*STATED TASK*
Exactly the lines from the start of the data through the line containing "Activity of guilkey');" should be output, with both ends kept and nothing added.

*RECORDED DATA*
▬▬▬▬▬▬▬▬▬▬
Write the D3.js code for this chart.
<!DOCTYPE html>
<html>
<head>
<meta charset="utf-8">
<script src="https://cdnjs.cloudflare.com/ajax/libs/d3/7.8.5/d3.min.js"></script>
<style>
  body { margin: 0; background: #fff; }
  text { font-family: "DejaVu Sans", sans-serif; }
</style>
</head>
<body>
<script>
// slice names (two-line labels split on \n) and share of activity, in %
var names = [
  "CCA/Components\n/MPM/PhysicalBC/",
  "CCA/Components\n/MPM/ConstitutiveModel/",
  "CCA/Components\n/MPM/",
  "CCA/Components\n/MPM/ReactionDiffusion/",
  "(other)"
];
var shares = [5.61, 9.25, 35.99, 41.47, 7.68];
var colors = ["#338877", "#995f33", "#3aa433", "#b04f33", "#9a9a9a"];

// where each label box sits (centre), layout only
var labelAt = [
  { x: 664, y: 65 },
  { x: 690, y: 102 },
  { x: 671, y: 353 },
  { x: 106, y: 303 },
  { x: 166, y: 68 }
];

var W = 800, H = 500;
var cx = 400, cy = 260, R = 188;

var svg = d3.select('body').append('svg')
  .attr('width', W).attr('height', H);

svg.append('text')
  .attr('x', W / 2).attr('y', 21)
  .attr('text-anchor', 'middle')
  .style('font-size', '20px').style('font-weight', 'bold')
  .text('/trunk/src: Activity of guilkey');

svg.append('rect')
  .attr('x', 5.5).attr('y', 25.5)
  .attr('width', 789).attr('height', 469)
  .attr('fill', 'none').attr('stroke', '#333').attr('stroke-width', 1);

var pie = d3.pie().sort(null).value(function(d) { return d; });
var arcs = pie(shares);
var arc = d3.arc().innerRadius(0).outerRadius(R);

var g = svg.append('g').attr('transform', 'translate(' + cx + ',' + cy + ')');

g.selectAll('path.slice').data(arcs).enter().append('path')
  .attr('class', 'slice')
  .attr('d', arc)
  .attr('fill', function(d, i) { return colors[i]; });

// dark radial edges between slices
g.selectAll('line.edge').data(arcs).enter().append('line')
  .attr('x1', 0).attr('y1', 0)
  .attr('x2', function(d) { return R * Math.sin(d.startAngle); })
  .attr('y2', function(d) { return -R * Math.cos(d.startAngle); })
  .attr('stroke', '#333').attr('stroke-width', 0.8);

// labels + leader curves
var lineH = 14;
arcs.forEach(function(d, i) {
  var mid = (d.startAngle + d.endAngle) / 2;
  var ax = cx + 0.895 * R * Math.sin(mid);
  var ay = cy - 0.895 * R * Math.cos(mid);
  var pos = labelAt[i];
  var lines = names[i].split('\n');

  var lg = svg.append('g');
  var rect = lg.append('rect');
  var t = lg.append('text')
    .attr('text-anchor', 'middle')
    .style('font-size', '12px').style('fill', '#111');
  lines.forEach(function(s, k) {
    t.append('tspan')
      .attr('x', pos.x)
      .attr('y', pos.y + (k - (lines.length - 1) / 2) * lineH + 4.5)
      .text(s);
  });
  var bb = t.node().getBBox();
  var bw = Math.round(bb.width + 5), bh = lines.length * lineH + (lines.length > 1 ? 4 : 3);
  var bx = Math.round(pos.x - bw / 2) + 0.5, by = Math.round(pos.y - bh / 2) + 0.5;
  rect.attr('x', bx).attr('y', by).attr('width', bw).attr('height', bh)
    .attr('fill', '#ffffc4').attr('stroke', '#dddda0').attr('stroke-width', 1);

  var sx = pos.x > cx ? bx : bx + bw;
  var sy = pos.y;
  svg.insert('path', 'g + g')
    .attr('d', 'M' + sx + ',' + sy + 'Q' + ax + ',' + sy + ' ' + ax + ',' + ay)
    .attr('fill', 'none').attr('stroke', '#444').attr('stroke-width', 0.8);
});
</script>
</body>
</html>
▬▬▬▬▬▬▬▬▬▬
*RESPONSE TO THIS EXERCISE*
Write the D3.js code for this chart.
<!DOCTYPE html>
<html>
<head>
<meta charset="utf-8">
<script src="https://cdnjs.cloudflare.com/ajax/libs/d3/7.8.5/d3.min.js"></script>
<style>
  body { margin: 0; background: #fff; }
  text { font-family: "DejaVu Sans", sans-serif; }
</style>
</head>
<body>
<script>
// slice names (two-line labels split on \n) and share of activity, in %
var names = [
  "CCA/Components\n/MPM/PhysicalBC/",
  "CCA/Components\n/MPM/ConstitutiveModel/",
  "CCA/Components\n/MPM/",
  "CCA/Components\n/MPM/ReactionDiffusion/",
  "(other)"
];
var shares = [5.61, 9.25, 35.99, 41.47, 7.68];
var colors = ["#338877", "#995f33", "#3aa433", "#b04f33", "#9a9a9a"];

// where each label box sits (centre), layout only
var labelAt = [
  { x: 664, y: 65 },
  { x: 690, y: 102 },
  { x: 671, y: 353 },
  { x: 106, y: 303 },
  { x: 166, y: 68 }
];

var W = 800, H = 500;
var cx = 400, cy = 260, R = 188;

var svg = d3.select('body').append('svg')
  .attr('width', W).attr('height', H);

svg.append('text')
  .attr('x', W / 2).attr('y', 21)
  .attr('text-anchor', 'middle')
  .style('font-size', '20px').style('font-weight', 'bold')
  .text('/trunk/src: Activity of guilkey');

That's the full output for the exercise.